PROVIDED DATA ▸
━━━━━━━━

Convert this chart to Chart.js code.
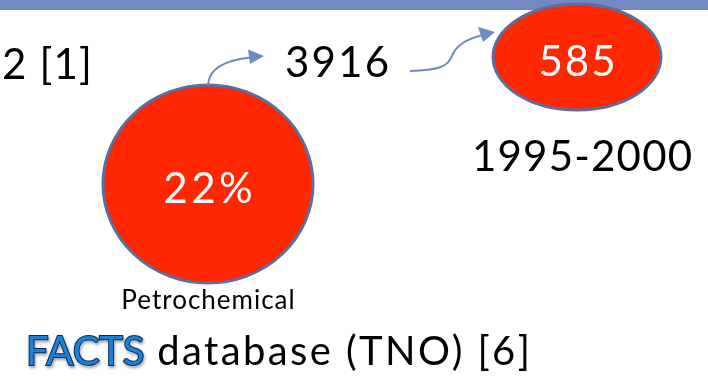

━━━━━━━━

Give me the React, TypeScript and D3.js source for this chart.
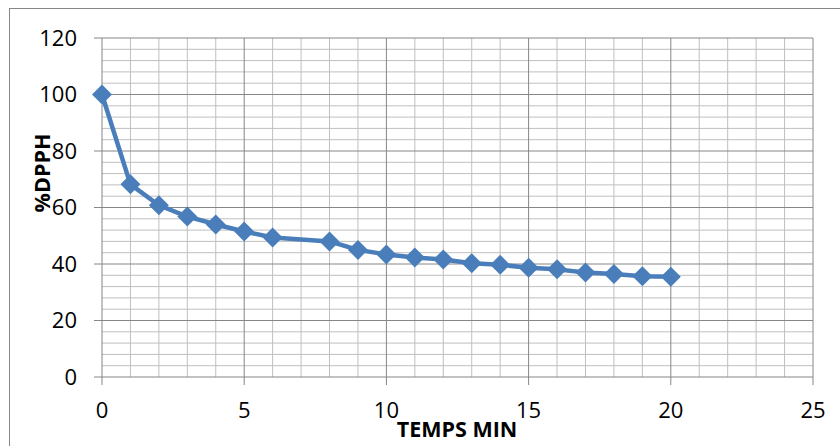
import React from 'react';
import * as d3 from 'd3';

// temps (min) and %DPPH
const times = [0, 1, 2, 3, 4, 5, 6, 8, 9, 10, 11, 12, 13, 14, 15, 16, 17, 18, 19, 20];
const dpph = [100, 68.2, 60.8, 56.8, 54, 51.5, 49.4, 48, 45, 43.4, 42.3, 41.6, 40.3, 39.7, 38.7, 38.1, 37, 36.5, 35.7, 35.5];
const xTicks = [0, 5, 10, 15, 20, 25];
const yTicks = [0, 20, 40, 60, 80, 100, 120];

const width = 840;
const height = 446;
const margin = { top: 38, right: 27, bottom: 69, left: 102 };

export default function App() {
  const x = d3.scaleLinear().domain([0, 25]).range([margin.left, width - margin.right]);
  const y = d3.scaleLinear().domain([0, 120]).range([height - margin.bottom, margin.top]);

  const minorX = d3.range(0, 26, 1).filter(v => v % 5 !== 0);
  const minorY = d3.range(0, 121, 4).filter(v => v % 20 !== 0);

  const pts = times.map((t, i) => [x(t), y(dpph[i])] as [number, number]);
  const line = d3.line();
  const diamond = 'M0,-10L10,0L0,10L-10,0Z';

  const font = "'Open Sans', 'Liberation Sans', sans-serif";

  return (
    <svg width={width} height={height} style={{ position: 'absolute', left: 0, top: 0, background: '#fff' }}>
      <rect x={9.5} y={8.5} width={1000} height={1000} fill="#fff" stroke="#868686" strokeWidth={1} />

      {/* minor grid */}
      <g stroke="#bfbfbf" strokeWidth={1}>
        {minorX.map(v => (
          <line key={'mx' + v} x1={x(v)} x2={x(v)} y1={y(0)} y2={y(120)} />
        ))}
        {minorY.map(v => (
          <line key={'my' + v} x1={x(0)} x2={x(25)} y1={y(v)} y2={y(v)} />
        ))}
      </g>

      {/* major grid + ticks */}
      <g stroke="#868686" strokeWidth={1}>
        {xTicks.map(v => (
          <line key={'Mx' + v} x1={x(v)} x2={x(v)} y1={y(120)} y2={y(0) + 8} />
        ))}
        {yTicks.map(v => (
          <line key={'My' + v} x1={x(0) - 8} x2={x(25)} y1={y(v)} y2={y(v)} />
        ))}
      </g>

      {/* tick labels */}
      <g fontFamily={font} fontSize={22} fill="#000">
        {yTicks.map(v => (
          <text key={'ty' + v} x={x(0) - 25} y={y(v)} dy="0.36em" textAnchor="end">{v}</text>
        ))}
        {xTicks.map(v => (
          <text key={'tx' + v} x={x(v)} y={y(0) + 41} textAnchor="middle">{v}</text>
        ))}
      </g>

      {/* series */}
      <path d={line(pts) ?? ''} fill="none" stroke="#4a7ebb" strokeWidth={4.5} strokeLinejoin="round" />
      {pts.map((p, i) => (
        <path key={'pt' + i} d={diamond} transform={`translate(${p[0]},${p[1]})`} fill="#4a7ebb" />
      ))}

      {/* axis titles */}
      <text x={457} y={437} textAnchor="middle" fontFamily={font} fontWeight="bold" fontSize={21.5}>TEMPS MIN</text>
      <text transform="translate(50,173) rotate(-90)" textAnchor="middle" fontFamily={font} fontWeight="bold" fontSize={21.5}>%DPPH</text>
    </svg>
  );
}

━━━━━━━━

STATED TASK ▸
Of the lines above, copy only those from the one holding "Give me the" to the one holding "69, left: 102", both included, and exclude every image.

ANSWER TO THIS PROBLEM ▸
Give me the React, TypeScript and D3.js source for this chart.
import React from 'react';
import * as d3 from 'd3';

// temps (min) and %DPPH
const times = [0, 1, 2, 3, 4, 5, 6, 8, 9, 10, 11, 12, 13, 14, 15, 16, 17, 18, 19, 20];
const dpph = [100, 68.2, 60.8, 56.8, 54, 51.5, 49.4, 48, 45, 43.4, 42.3, 41.6, 40.3, 39.7, 38.7, 38.1, 37, 36.5, 35.7, 35.5];
const xTicks = [0, 5, 10, 15, 20, 25];
const yTicks = [0, 20, 40, 60, 80, 100, 120];

const width = 840;
const height = 446;
const margin = { top: 38, right: 27, bottom: 69, left: 102 };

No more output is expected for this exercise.